One notable limitation is that cluster 21, labelled "di | dan | yang", appears to consist largely of articles from Chinese-language sources that have been transliterated into English. This suggests that source domain can sometimes be a stronger clustering signal than topic, particularly when a publisher uses consistently different vocabulary from the rest of the corpus. A simple fix would be to filter by language or normalise by source during pre-processing.
The trustworthiness and DBCV comparisons were not run on identical subsamples, which limits their interpretability as a controlled evaluation. A more rigorous evaluation would fix the subsample across all methods and report confidence intervals over multiple random seeds.
Several natural extensions would improve both the ML pipeline and the
visualization. Replacing title-only embedding with full article embedding using
a larger model such as all-mpnet-base-v2 would likely produce
tighter clusters, at the cost of significantly higher compute. Extending the
corpus to cover multiple years would enable tracking of how topics evolve,
split, and merge over time, which could be visualised using a temporal animation
rather than a simple date filter. Finally, replacing TF-IDF labelling with a
prompted language model would produce more readable cluster descriptions,
particularly for the clusters that currently surface generic terms.

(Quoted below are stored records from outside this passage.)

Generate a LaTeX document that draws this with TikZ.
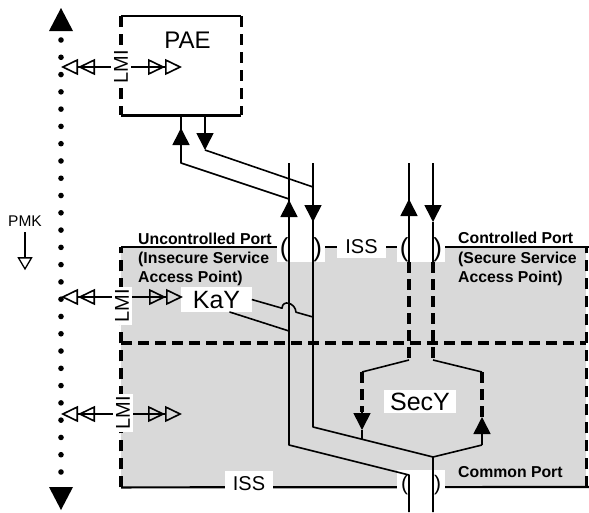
\documentclass[tikz,border=0pt]{standalone}
\usepackage{fontspec}
\setmainfont{Liberation Sans}
\usetikzlibrary{arrows.meta,calc}
\begin{document}
\begin{tikzpicture}[x=1pt,y=-1pt,line join=round,
 wire/.style={line width=1.6pt},
 edge/.style={line width=2.2pt},
 thickdash/.style={line width=3.2pt,dash pattern=on 11pt off 6pt},
 boxdash/.style={line width=3.2pt,dash pattern=on 11pt off 7pt},
 fa/.style={line width=1.6pt,-{Triangle[length=17pt,width=17pt]}},
 oa/.style={line width=1.6pt,-{Triangle[open,length=17pt,width=16pt,sep=0pt]Triangle[open,length=17pt,width=16pt,sep=0pt]}},
 pa/.style={line width=1.3pt,-{Triangle[open,length=13pt,width=15pt]}},
 dotline/.style={line width=5.6pt,line cap=round,dash pattern=on 0pt off 17.28pt},
 lmi/.style={fill=white,rotate=90,font=\fontsize{20}{24}\selectfont,inner xsep=2.5pt,inner ysep=3pt},
 lbl/.style={font=\bfseries\fontsize{15.8}{19}\selectfont,anchor=base west,inner sep=0pt},
 big/.style={font=\fontsize{25}{30}\selectfont},
 iss/.style={fill=white,font=\fontsize{20}{24}\selectfont,anchor=base,inner xsep=8pt,inner ysep=5pt},
 sap/.style={fill=white,anchor=base,inner xsep=3pt,inner ysep=0pt},
]
\useasboundingbox (0,0) rectangle (589,512);

% ---- dotted management line ----
\coordinate (dtop) at (61,40);
\coordinate (dbot) at (61,473);
\coordinate (ttip) at (61,8);
\coordinate (btip) at (61,510);
\coordinate (tl) at (49,31); \coordinate (tr) at (73,31);
\coordinate (bl) at (49,487); \coordinate (br) at (73,487);
\draw[dotline] (dtop) -- (dbot);
\fill (tl) -- (ttip) -- (tr) -- cycle;
\fill (bl) -- (btip) -- (br) -- cycle;

% ---- PMK ----
\node[font=\fontsize{15.5}{18}\selectfont,anchor=base west,inner sep=0pt] (pmk) at (8,226) {PMK};
\draw[pa] ([yshift=-6pt]pmk.south) -- ([yshift=-44pt]pmk.south);

% ---- PAE box ----
\node[minimum width=120pt,minimum height=99pt,inner sep=0pt,anchor=north west] (pae) at (121,16) {};
\draw[edge] (pae.north west) -- (pae.north east);
\draw[edge] (pae.south west) -- (pae.south east);
\draw[boxdash] (pae.north west) -- (pae.south west);
\draw[boxdash] (pae.north east) -- (pae.south east);
\node[font=\fontsize{24}{28}\selectfont,anchor=base] (paet) at (187.5,48) {PAE};

% ---- Port area ----
\node[minimum width=465pt,minimum height=240pt,inner sep=0pt,anchor=north west] (port) at (121,247) {};
\fill[gray!30] (port.north west) rectangle (port.south east);
\coordinate (topR) at (589,247);
\coordinate (botR) at (589,487);
\coordinate (midy) at (0,343);
\draw[edge] (port.north west) -- (topR);
\draw[edge] (port.south west) -- (botR);
\draw[boxdash] (port.south west) -- (port.north west);
\draw[boxdash] (port.south east) -- (port.north east);
\draw[thickdash] (port.west |- midy) -- (port.east |- midy);

% ---- white label boxes ----
\node[sap,font=\fontsize{26}{30}\selectfont] (sapU) at (301,256.5) {(\hspace{25pt})};
\node[sap,font=\fontsize{26}{30}\selectfont] (sapC) at (421,256.5) {(\hspace{25pt})};
\node[iss] (issT) at (361.5,253) {ISS};
\node[sap,font=\fontsize{21}{25}\selectfont,inner xsep=4pt,inner ysep=5pt] (sapB) at (421,490.5) {(\hspace{26pt})};
\node[iss] (issB) at (249,490) {ISS};
\node[lmi] (lmi1) at (121,67) {LMI};
\node[lmi] (lmi2) at (122,306) {LMI};
\node[lmi] (lmi3) at (123,413) {LMI};
\node[big,fill=white,anchor=base,inner xsep=11.5pt,inner ysep=3.5pt] (kay) at (216.5,308) {KaY};
\node[big,fill=white,anchor=base,inner xsep=6.5pt,inner ysep=3pt] (secy) at (420,410) {SecY};

% ---- LMI arrows ----
\coordinate (y1) at (0,67);
\coordinate (y2) at (0,297);
\coordinate (y3) at (0,414);
\coordinate (r1) at (182,67);
\coordinate (r2) at (183,297);
\coordinate (r3) at (182,414);
\draw[oa] (lmi1.north |- y1) -- (dtop |- y1);
\draw[oa] (lmi1.south |- y1) -- (r1);
\draw[oa] (lmi2.north |- y2) -- (dtop |- y2);
\draw[oa] (lmi2.south |- y2) -- (r2);
\draw[oa] (lmi3.north |- y3) -- (dtop |- y3);
\draw[oa] (lmi3.south |- y3) -- (r3);

% ---- signal paths ----
\coordinate (a1) at (181,163);
\coordinate (a1tip) at (181,128);
\coordinate (a2) at (205,150);
\coordinate (l1t) at (289,163);
\coordinate (l1j) at (289,199);
\coordinate (l1tip) at (289,200);
\coordinate (l1b) at (289,445);
\coordinate (l1d) at (409,475);
\coordinate (l1e) at (409,512);
\coordinate (l2t) at (313,163);
\coordinate (l2j) at (313,187);
\coordinate (l2tip) at (313,222);
\coordinate (l2b) at (313,427);
\coordinate (l2d) at (433,457);
\coordinate (l2e) at (433,512);
\coordinate (l3t) at (409,163);
\coordinate (l3tip) at (409,199);
\coordinate (l3m) at (409,262);
\coordinate (l3b) at (409,360);
\coordinate (s1) at (362,372);
\coordinate (s1a) at (362,412);
\coordinate (s1tip) at (362,430);
\coordinate (s1j) at (362,439.25);
\coordinate (l4t) at (433,163);
\coordinate (l4tip) at (433,222);
\coordinate (l4m) at (433,262);
\coordinate (l4b) at (433,360);
\coordinate (s2) at (482,372);
\coordinate (s2tip) at (482,417);
\coordinate (s2c) at (482,445);

\draw[wire] (pae.south -| a1) -- (a1) -- (l1j);
\draw[fa] (a1) -- (a1tip);
\draw[fa] (pae.south -| a2) -- (a2);
\draw[wire] (a2) -- (l2j);

\draw[wire] (l1t) -- (l1b) -- (l1d) -- (l1e);
\draw[fa] (l1b) -- (l1tip);
\draw[wire] (l2t) -- (l2b) -- (l2d) -- (l2e);
\draw[fa] (l2t) -- (l2tip);

\draw[wire] (l3t) -- (l3m);
\draw[fa] (l3m) -- (l3tip);
\draw[thickdash] (l3m) -- (l3b);
\draw[wire] (l3b) -- (s1);
\draw[thickdash] (s1) -- (s1a);
\draw[fa] (s1a) -- (s1tip);
\draw[wire] (s1tip) -- (s1j);

\draw[fa] (l4t) -- (l4tip);
\draw[wire] (l4tip) -- (l4m);
\draw[thickdash] (l4m) -- (l4b);
\draw[wire] (l4b) -- (s2);
\draw[thickdash] (s2) -- (s2tip);
\draw[fa] (s2c) -- (s2tip);
\draw[wire] (s2c) -- (l2d);

% ---- KaY links ----
\coordinate (h1) at (282,308.2);
\coordinate (h2) at (296,312.2);
\coordinate (k1e) at (313,317);
\coordinate (k2e) at (289,331);
\draw[wire] (kay.east) -- (h1) .. controls (282.5,299) and (295.5,303) .. (h2) -- (k1e);
\draw[wire] ([xshift=13pt]kay.south) -- (k2e);

% ---- bold labels ----
\node[lbl] (uc1) at (138,244) {Uncontrolled Port};
\node[lbl] (uc2) at (138,263) {(Insecure Service};
\node[lbl] (uc3) at (138,282) {Access Point)};
\node[lbl] (c1) at (458,243) {Controlled Port};
\node[lbl] (c2) at (458,263) {(Secure Service};
\node[lbl] (c3) at (458,282) {Access Point)};
\node[lbl] (cp) at (458,477) {Common Port};
\end{tikzpicture}
\end{document}
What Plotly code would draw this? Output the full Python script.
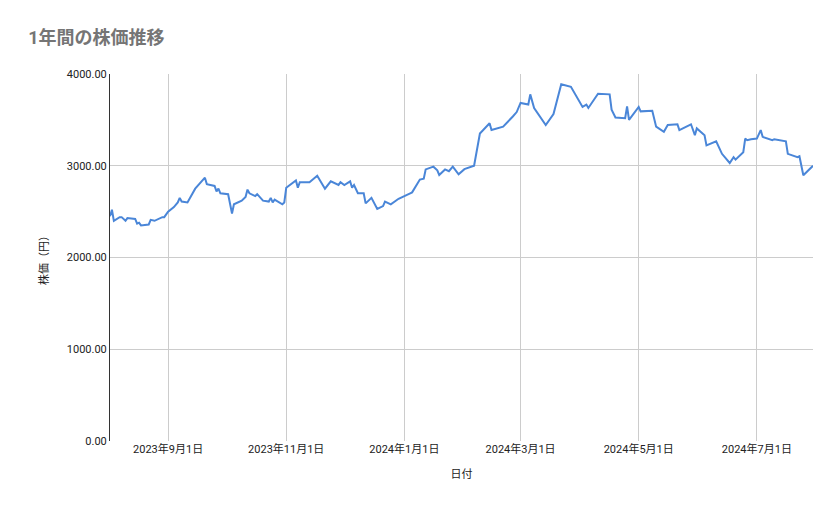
import plotly.graph_objects as go

dates = [
    "2023-08-02", "2023-08-03", "2023-08-04", "2023-08-07", "2023-08-08", "2023-08-10", "2023-08-11",
    "2023-08-15", "2023-08-16", "2023-08-17", "2023-08-18", "2023-08-22", "2023-08-23", "2023-08-25",
    "2023-08-29", "2023-08-30", "2023-09-01", "2023-09-04", "2023-09-06", "2023-09-07", "2023-09-08",
    "2023-09-11", "2023-09-15", "2023-09-18", "2023-09-20", "2023-09-21", "2023-09-25", "2023-09-26",
    "2023-09-27", "2023-09-28", "2023-10-02", "2023-10-04", "2023-10-05", "2023-10-09", "2023-10-11",
    "2023-10-12", "2023-10-13", "2023-10-16", "2023-10-17", "2023-10-20", "2023-10-23", "2023-10-24",
    "2023-10-25", "2023-10-26", "2023-10-30", "2023-10-31", "2023-11-01", "2023-11-06", "2023-11-07",
    "2023-11-08", "2023-11-13", "2023-11-17", "2023-11-21", "2023-11-24", "2023-11-28", "2023-11-29",
    "2023-12-01", "2023-12-04", "2023-12-05", "2023-12-06", "2023-12-08", "2023-12-11", "2023-12-12",
    "2023-12-15", "2023-12-18", "2023-12-21", "2023-12-22", "2023-12-25", "2023-12-27", "2023-12-29",
    "2024-01-04", "2024-01-05", "2024-01-09", "2024-01-11", "2024-01-12", "2024-01-16", "2024-01-18",
    "2024-01-19", "2024-01-22", "2024-01-24", "2024-01-26", "2024-01-29", "2024-02-01", "2024-02-06",
    "2024-02-09", "2024-02-14", "2024-02-15", "2024-02-21", "2024-02-26", "2024-02-28", "2024-03-01",
    "2024-03-05", "2024-03-06", "2024-03-08", "2024-03-14", "2024-03-18", "2024-03-22", "2024-03-27",
    "2024-04-02", "2024-04-04", "2024-04-05", "2024-04-10", "2024-04-16", "2024-04-17", "2024-04-19",
    "2024-04-24", "2024-04-25", "2024-04-26", "2024-05-01", "2024-05-02", "2024-05-08", "2024-05-10",
    "2024-05-14", "2024-05-16", "2024-05-21", "2024-05-22", "2024-05-28", "2024-05-30", "2024-05-31",
    "2024-06-04", "2024-06-05", "2024-06-10", "2024-06-13", "2024-06-17", "2024-06-19", "2024-06-20",
    "2024-06-24", "2024-06-25", "2024-06-26", "2024-06-28", "2024-07-01", "2024-07-03", "2024-07-04",
    "2024-07-09", "2024-07-10", "2024-07-16", "2024-07-17", "2024-07-22", "2024-07-23", "2024-07-25",
    "2024-07-30",
]
prices = [
    2450, 2520, 2400, 2440, 2440, 2400, 2430,
    2420, 2370, 2380, 2350, 2360, 2410, 2400,
    2440, 2440, 2500, 2550, 2600, 2650, 2610,
    2600, 2750, 2820, 2870, 2800, 2780, 2720,
    2750, 2700, 2690, 2480, 2580, 2620, 2660,
    2740, 2700, 2670, 2690, 2620, 2610, 2650,
    2600, 2630, 2580, 2600, 2760, 2840, 2760,
    2820, 2820, 2890, 2750, 2830, 2790, 2820,
    2790, 2830, 2760, 2790, 2700, 2700, 2590,
    2650, 2530, 2560, 2610, 2580, 2610, 2640,
    2700, 2710, 2850, 2860, 2960, 2990, 2950,
    2900, 2960, 2940, 2990, 2907, 2963, 3000,
    3352, 3463, 3389, 3426, 3537, 3585, 3685,
    3667, 3778, 3630, 3444, 3563, 3889, 3860,
    3641, 3667, 3630, 3785, 3778, 3611, 3526,
    3519, 3648, 3500, 3641, 3593, 3600, 3426,
    3370, 3444, 3452, 3389, 3452, 3333, 3407,
    3333, 3222, 3267, 3130, 3030, 3093, 3067,
    3148, 3296, 3278, 3289, 3296, 3389, 3315,
    3278, 3289, 3267, 3130, 3093, 3104, 2896,
    3000,
]
tick_dates = ["2023-09-01", "2023-11-01", "2024-01-01", "2024-03-01", "2024-05-01", "2024-07-01"]
tick_labels = ["2023年9月1日", "2023年11月1日", "2024年1月1日", "2024年3月1日", "2024年5月1日", "2024年7月1日"]

font = "Roboto, 'Noto Sans CJK JP', sans-serif"

fig = go.Figure(go.Scatter(
    x=dates, y=prices, mode="lines",
    line=dict(color="#4a86d8", width=2),
))

fig.update_layout(
    width=839, height=519,
    paper_bgcolor="white", plot_bgcolor="white",
    margin=dict(l=102, r=34, t=66, b=86),
    font=dict(family=font, size=11, color="#222"),
    title=dict(text="<b>1年間の株価推移</b>", x=0.024, xanchor="left", y=0.942, yanchor="middle",
               font=dict(size=18, color="#757575")),
    showlegend=False,
)
fig.update_xaxes(
    range=["2023-08-02", "2024-07-30"],
    tickvals=tick_dates, ticktext=tick_labels,
    showgrid=True, gridcolor="#cccccc", showline=False, zeroline=False,
    title=dict(text="日付", font=dict(size=11)),
)
fig.update_yaxes(
    range=[0, 4000], tickvals=[0, 1000, 2000, 3000, 4000], tickformat=".2f",
    showgrid=True, gridcolor="#cccccc", zeroline=False,
    showline=True, linecolor="#333",
    title=dict(text="株価（円）", font=dict(size=11)),
)

fig.write_html("out.html")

Reimers, N. and Gurevych, I. (2019). Sentence-BERT: sentence embeddings using siamese BERT networks. EMNLP 2019.
McInnes, L., Healy, J. and Melville, J. (2018). UMAP: uniform manifold approximation and projection for dimension reduction. arXiv:1802.03426.
McInnes, L., Healy, J. and Astels, S. (2017). HDBSCAN: hierarchical density based clustering. Journal of Open Source Software.
McInnes, L. and Healy, J. (2017). Density-based clustering validation. SDM 2017.